## Available data
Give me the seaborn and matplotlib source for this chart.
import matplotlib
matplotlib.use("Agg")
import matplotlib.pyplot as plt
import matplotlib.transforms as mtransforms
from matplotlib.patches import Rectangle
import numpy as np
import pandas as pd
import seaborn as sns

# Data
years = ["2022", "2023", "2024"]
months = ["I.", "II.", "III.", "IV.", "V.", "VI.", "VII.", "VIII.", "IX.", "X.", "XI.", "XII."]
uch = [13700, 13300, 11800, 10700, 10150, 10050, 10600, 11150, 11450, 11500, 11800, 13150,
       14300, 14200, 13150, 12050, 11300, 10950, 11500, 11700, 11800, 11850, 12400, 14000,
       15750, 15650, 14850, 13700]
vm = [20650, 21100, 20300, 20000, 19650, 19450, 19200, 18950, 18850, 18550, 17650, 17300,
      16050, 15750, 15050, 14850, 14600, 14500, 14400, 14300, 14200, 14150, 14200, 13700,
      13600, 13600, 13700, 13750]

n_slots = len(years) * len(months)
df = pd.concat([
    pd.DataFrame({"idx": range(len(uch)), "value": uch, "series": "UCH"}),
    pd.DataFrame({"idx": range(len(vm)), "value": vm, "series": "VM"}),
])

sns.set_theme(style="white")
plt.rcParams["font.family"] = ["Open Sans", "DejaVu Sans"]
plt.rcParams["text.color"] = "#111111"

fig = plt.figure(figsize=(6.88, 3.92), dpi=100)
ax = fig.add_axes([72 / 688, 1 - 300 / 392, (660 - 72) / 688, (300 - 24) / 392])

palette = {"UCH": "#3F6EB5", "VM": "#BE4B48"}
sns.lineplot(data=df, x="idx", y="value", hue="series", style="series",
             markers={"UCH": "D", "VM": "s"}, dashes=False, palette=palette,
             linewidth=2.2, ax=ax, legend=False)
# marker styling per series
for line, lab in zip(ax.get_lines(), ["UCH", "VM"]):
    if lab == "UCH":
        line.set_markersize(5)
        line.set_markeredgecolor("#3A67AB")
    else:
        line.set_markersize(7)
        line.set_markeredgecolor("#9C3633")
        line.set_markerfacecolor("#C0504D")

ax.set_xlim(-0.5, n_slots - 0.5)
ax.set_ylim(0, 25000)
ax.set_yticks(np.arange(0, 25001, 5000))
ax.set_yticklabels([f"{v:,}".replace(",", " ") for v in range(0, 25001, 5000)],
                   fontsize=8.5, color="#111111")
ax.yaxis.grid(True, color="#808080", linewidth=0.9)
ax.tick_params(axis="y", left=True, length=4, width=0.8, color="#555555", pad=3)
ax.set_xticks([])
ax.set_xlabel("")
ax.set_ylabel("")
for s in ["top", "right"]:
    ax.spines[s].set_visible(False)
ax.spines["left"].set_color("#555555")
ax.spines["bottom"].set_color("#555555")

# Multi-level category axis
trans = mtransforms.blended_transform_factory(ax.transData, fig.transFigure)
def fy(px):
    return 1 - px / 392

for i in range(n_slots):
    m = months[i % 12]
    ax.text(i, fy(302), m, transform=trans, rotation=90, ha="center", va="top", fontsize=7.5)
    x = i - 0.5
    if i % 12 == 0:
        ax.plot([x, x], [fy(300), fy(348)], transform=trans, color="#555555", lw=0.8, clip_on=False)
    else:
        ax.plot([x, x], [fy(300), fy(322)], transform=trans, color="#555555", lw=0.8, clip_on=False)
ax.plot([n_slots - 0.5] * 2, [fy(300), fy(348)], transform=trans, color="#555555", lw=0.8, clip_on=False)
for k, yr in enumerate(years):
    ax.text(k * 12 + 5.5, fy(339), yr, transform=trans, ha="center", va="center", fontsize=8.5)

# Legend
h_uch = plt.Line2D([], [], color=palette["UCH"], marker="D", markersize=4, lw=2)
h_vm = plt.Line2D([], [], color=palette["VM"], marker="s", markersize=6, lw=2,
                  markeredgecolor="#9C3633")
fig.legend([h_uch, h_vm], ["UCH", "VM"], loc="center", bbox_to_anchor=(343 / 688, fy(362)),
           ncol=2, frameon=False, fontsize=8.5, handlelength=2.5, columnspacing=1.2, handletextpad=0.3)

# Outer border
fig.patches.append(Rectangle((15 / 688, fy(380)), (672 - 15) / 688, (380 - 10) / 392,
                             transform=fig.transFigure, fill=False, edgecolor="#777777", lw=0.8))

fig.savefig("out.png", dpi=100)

## Instructions for the task
Each line must be given again exactly as written above.

## Correct result
Give me the seaborn and matplotlib source for this chart.
import matplotlib
matplotlib.use("Agg")
import matplotlib.pyplot as plt
import matplotlib.transforms as mtransforms
from matplotlib.patches import Rectangle
import numpy as np
import pandas as pd
import seaborn as sns

# Data
years = ["2022", "2023", "2024"]
months = ["I.", "II.", "III.", "IV.", "V.", "VI.", "VII.", "VIII.", "IX.", "X.", "XI.", "XII."]
uch = [13700, 13300, 11800, 10700, 10150, 10050, 10600, 11150, 11450, 11500, 11800, 13150,
       14300, 14200, 13150, 12050, 11300, 10950, 11500, 11700, 11800, 11850, 12400, 14000,
       15750, 15650, 14850, 13700]
vm = [20650, 21100, 20300, 20000, 19650, 19450, 19200, 18950, 18850, 18550, 17650, 17300,
      16050, 15750, 15050, 14850, 14600, 14500, 14400, 14300, 14200, 14150, 14200, 13700,
      13600, 13600, 13700, 13750]

n_slots = len(years) * len(months)
df = pd.concat([
    pd.DataFrame({"idx": range(len(uch)), "value": uch, "series": "UCH"}),
    pd.DataFrame({"idx": range(len(vm)), "value": vm, "series": "VM"}),
])

sns.set_theme(style="white")
plt.rcParams["font.family"] = ["Open Sans", "DejaVu Sans"]
plt.rcParams["text.color"] = "#111111"

fig = plt.figure(figsize=(6.88, 3.92), dpi=100)
ax = fig.add_axes([72 / 688, 1 - 300 / 392, (660 - 72) / 688, (300 - 24) / 392])

palette = {"UCH": "#3F6EB5", "VM": "#BE4B48"}
sns.lineplot(data=df, x="idx", y="value", hue="series", style="series",
             markers={"UCH": "D", "VM": "s"}, dashes=False, palette=palette,
             linewidth=2.2, ax=ax, legend=False)
# marker styling per series
for line, lab in zip(ax.get_lines(), ["UCH", "VM"]):
    if lab == "UCH":
        line.set_markersize(5)
        line.set_markeredgecolor("#3A67AB")
    else:
        line.set_markersize(7)
        line.set_markeredgecolor("#9C3633")
        line.set_markerfacecolor("#C0504D")

ax.set_xlim(-0.5, n_slots - 0.5)
ax.set_ylim(0, 25000)
ax.set_yticks(np.arange(0, 25001, 5000))
ax.set_yticklabels([f"{v:,}".replace(",", " ") for v in range(0, 25001, 5000)],
                   fontsize=8.5, color="#111111")
ax.yaxis.grid(True, color="#808080", linewidth=0.9)
ax.tick_params(axis="y", left=True, length=4, width=0.8, color="#555555", pad=3)
ax.set_xticks([])
ax.set_xlabel("")
ax.set_ylabel("")
for s in ["top", "right"]:
    ax.spines[s].set_visible(False)
ax.spines["left"].set_color("#555555")
ax.spines["bottom"].set_color("#555555")

# Multi-level category axis
trans = mtransforms.blended_transform_factory(ax.transData, fig.transFigure)
def fy(px):
    return 1 - px / 392

for i in range(n_slots):
    m = months[i % 12]
    ax.text(i, fy(302), m, transform=trans, rotation=90, ha="center", va="top", fontsize=7.5)
    x = i - 0.5
    if i % 12 == 0:
        ax.plot([x, x], [fy(300), fy(348)], transform=trans, color="#555555", lw=0.8, clip_on=False)
    else:
        ax.plot([x, x], [fy(300), fy(322)], transform=trans, color="#555555", lw=0.8, clip_on=False)
ax.plot([n_slots - 0.5] * 2, [fy(300), fy(348)], transform=trans, color="#555555", lw=0.8, clip_on=False)
for k, yr in enumerate(years):
    ax.text(k * 12 + 5.5, fy(339), yr, transform=trans, ha="center", va="center", fontsize=8.5)

# Legend
h_uch = plt.Line2D([], [], color=palette["UCH"], marker="D", markersize=4, lw=2)
h_vm = plt.Line2D([], [], color=palette["VM"], marker="s", markersize=6, lw=2,
                  markeredgecolor="#9C3633")
fig.legend([h_uch, h_vm], ["UCH", "VM"], loc="center", bbox_to_anchor=(343 / 688, fy(362)),
           ncol=2, frameon=False, fontsize=8.5, handlelength=2.5, columnspacing=1.2, handletextpad=0.3)

# Outer border
fig.patches.append(Rectangle((15 / 688, fy(380)), (672 - 15) / 688, (380 - 10) / 392,
                             transform=fig.transFigure, fill=False, edgecolor="#777777", lw=0.8))

fig.savefig("out.png", dpi=100)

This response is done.